Rights groups decried the sentences, saying that the trials were “politicized” and  “unfair.”

“These prosecutions, alleging a wild terrorist plot involving Egypt’s former president, were based entirely on the unsubstantiated testimony of national security agents and failed to put forward evidence of individual criminal responsibility,” said Sarah Leah Whitson, Director of the Middle East and North Africa division at Human Rights Watch.

Mass trials have become common in Egypt in the last two years, during which time hundreds of death sentences have been issued.

“They follow in a line of politicized mass prosecutions brought against the Muslim Brotherhood since the coup,” Whitson said.

When the defendants first entered the cage in the courtroom where they are held the sound was on and chants of “Down, down with military rule” and “free revolutionaries we will continue the journey,” both once commonly heard on the streets of the capital, could be heard. The sound was abruptly shut off and the courtroom fell silent for a moment though the lips of the defendants continued to move as they went on chanting behind the soundproof glass.

Amnesty International have called for a retrial for defendants in proceedings “that meet international fair trial standards.”

The defendants wore red, white and blue uniforms.

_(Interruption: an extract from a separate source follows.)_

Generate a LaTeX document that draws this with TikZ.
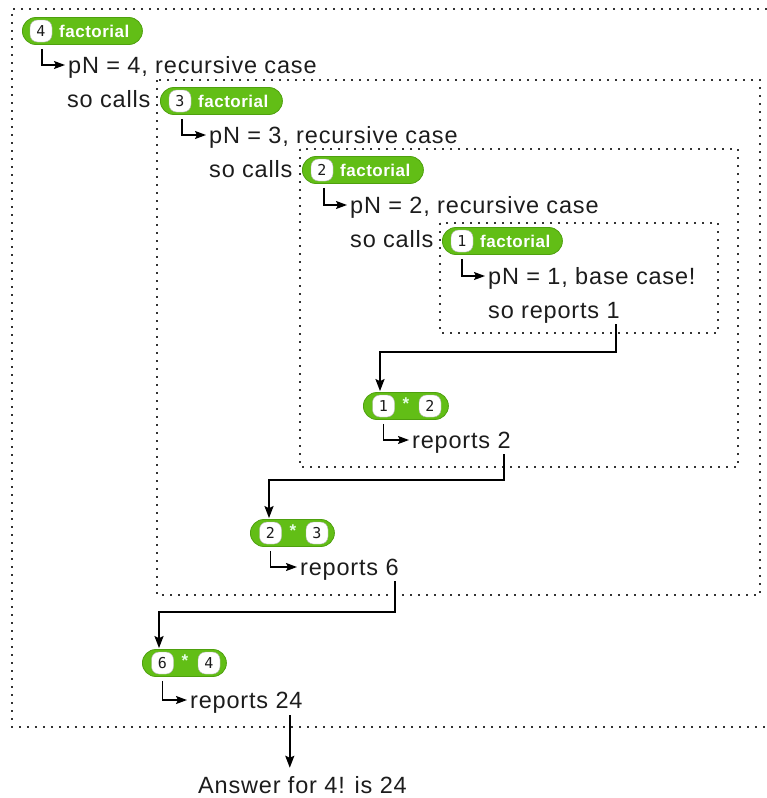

The white are for those who have been charged and the blue are those who have already been sentenced — many of the defendants are also being tried in other cases — while the red are reserved for those who have been sentenced to death.

“This confirms that Egypt’s criminal justice system is spiraling out of control,” said Mohamed Elmessiry, Egypt researcher with Amnesty International. “For two years now the judiciary has proved not impartial and biased because hundreds of death sentences and heavy prison sentences have been handed out, and on the other side security forces were not held to account and were not brought to justice including in the killing of at least 1000 persons in one day on August 14 2013.”

Elmessiry added that the proceedings were null and void because Morsi was held in conditions of “enforced disappearance” after his ouster, therefore all the procedures after the forced disappearance are “null and void.”

It remains to be seen whether the death sentences will be carried out and what will happen if they are. Even if they are not, some argue that the damage is already done.

“Internationally, [these verdicts] will further blacken Egypt's reputation in the eyes of many Western audiences. Western governments have accepted the new, post-2013 regime in Egypt but they often regard it as unwise and vindictive,” said Nathan Brown, professor of political science and international affairs at George Washington University."

“The verdicts will not disrupt bilateral relations in a major way, but it will be brought up in bilateral discussions and lead to more unfavorable press coverage for the regime,” he added.